EXERCISE GOAL: In your copy, include every line of the listing below exactly but none of the pictures.
-- begin --
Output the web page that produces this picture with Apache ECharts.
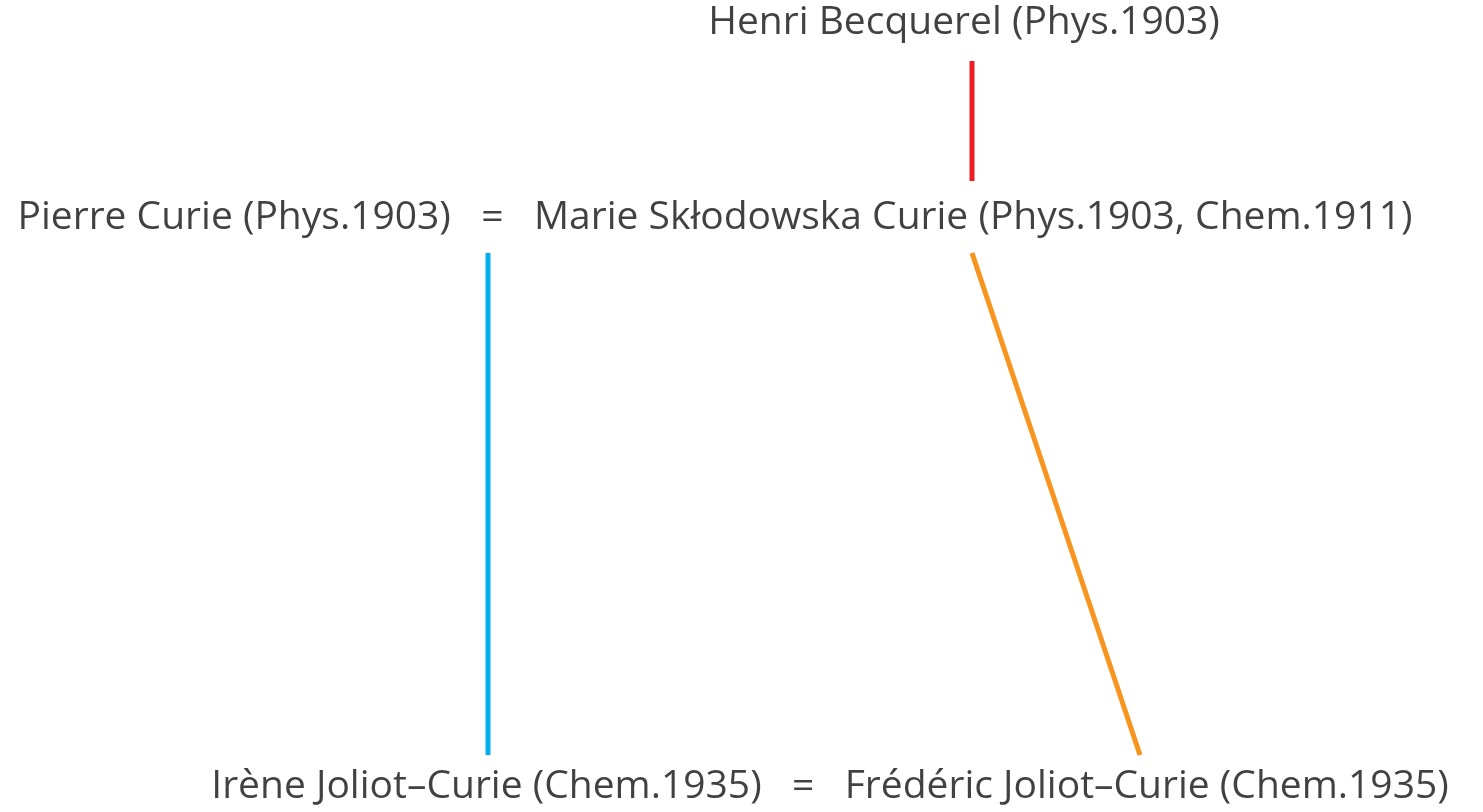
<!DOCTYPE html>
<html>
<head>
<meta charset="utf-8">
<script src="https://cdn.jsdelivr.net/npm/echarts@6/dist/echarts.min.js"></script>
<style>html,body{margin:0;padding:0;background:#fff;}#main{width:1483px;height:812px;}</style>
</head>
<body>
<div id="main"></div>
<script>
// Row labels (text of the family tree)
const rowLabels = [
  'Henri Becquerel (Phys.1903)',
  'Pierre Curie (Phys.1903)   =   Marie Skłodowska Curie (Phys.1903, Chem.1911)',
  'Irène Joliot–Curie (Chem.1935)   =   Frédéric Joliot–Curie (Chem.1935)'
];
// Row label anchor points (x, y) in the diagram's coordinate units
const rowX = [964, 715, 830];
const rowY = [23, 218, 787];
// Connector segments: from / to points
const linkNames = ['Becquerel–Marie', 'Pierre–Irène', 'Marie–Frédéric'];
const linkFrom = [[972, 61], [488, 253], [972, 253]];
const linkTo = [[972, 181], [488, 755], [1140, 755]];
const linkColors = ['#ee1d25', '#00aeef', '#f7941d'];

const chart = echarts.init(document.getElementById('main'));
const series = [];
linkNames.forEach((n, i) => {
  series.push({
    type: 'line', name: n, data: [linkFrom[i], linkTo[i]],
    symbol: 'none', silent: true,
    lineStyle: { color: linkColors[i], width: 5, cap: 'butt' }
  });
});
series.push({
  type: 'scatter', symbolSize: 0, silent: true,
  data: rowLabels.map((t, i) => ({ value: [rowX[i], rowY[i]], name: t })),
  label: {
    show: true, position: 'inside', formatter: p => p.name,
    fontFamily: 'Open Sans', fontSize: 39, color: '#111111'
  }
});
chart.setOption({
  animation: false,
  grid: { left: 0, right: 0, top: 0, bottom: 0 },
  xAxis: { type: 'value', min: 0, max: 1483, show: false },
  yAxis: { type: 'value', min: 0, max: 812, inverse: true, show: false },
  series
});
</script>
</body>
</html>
-- end --
RESULT BELOW:
Output the web page that produces this picture with Apache ECharts.
<!DOCTYPE html>
<html>
<head>
<meta charset="utf-8">
<script src="https://cdn.jsdelivr.net/npm/echarts@6/dist/echarts.min.js"></script>
<style>html,body{margin:0;padding:0;background:#fff;}#main{width:1483px;height:812px;}</style>
</head>
<body>
<div id="main"></div>
<script>
// Row labels (text of the family tree)
const rowLabels = [
  'Henri Becquerel (Phys.1903)',
  'Pierre Curie (Phys.1903)   =   Marie Skłodowska Curie (Phys.1903, Chem.1911)',
  'Irène Joliot–Curie (Chem.1935)   =   Frédéric Joliot–Curie (Chem.1935)'
];
// Row label anchor points (x, y) in the diagram's coordinate units
const rowX = [964, 715, 830];
const rowY = [23, 218, 787];
// Connector segments: from / to points
const linkNames = ['Becquerel–Marie', 'Pierre–Irène', 'Marie–Frédéric'];
const linkFrom = [[972, 61], [488, 253], [972, 253]];
const linkTo = [[972, 181], [488, 755], [1140, 755]];
const linkColors = ['#ee1d25', '#00aeef', '#f7941d'];

const chart = echarts.init(document.getElementById('main'));
const series = [];
linkNames.forEach((n, i) => {
  series.push({
    type: 'line', name: n, data: [linkFrom[i], linkTo[i]],
    symbol: 'none', silent: true,
    lineStyle: { color: linkColors[i], width: 5, cap: 'butt' }
  });
});
series.push({
  type: 'scatter', symbolSize: 0, silent: true,
  data: rowLabels.map((t, i) => ({ value: [rowX[i], rowY[i]], name: t })),
  label: {
    show: true, position: 'inside', formatter: p => p.name,
    fontFamily: 'Open Sans', fontSize: 39, color: '#111111'
  }
});
chart.setOption({
  animation: false,
  grid: { left: 0, right: 0, top: 0, bottom: 0 },
  xAxis: { type: 'value', min: 0, max: 1483, show: false },
  yAxis: { type: 'value', min: 0, max: 812, inverse: true, show: false },
  series
});
</script>
</body>
</html>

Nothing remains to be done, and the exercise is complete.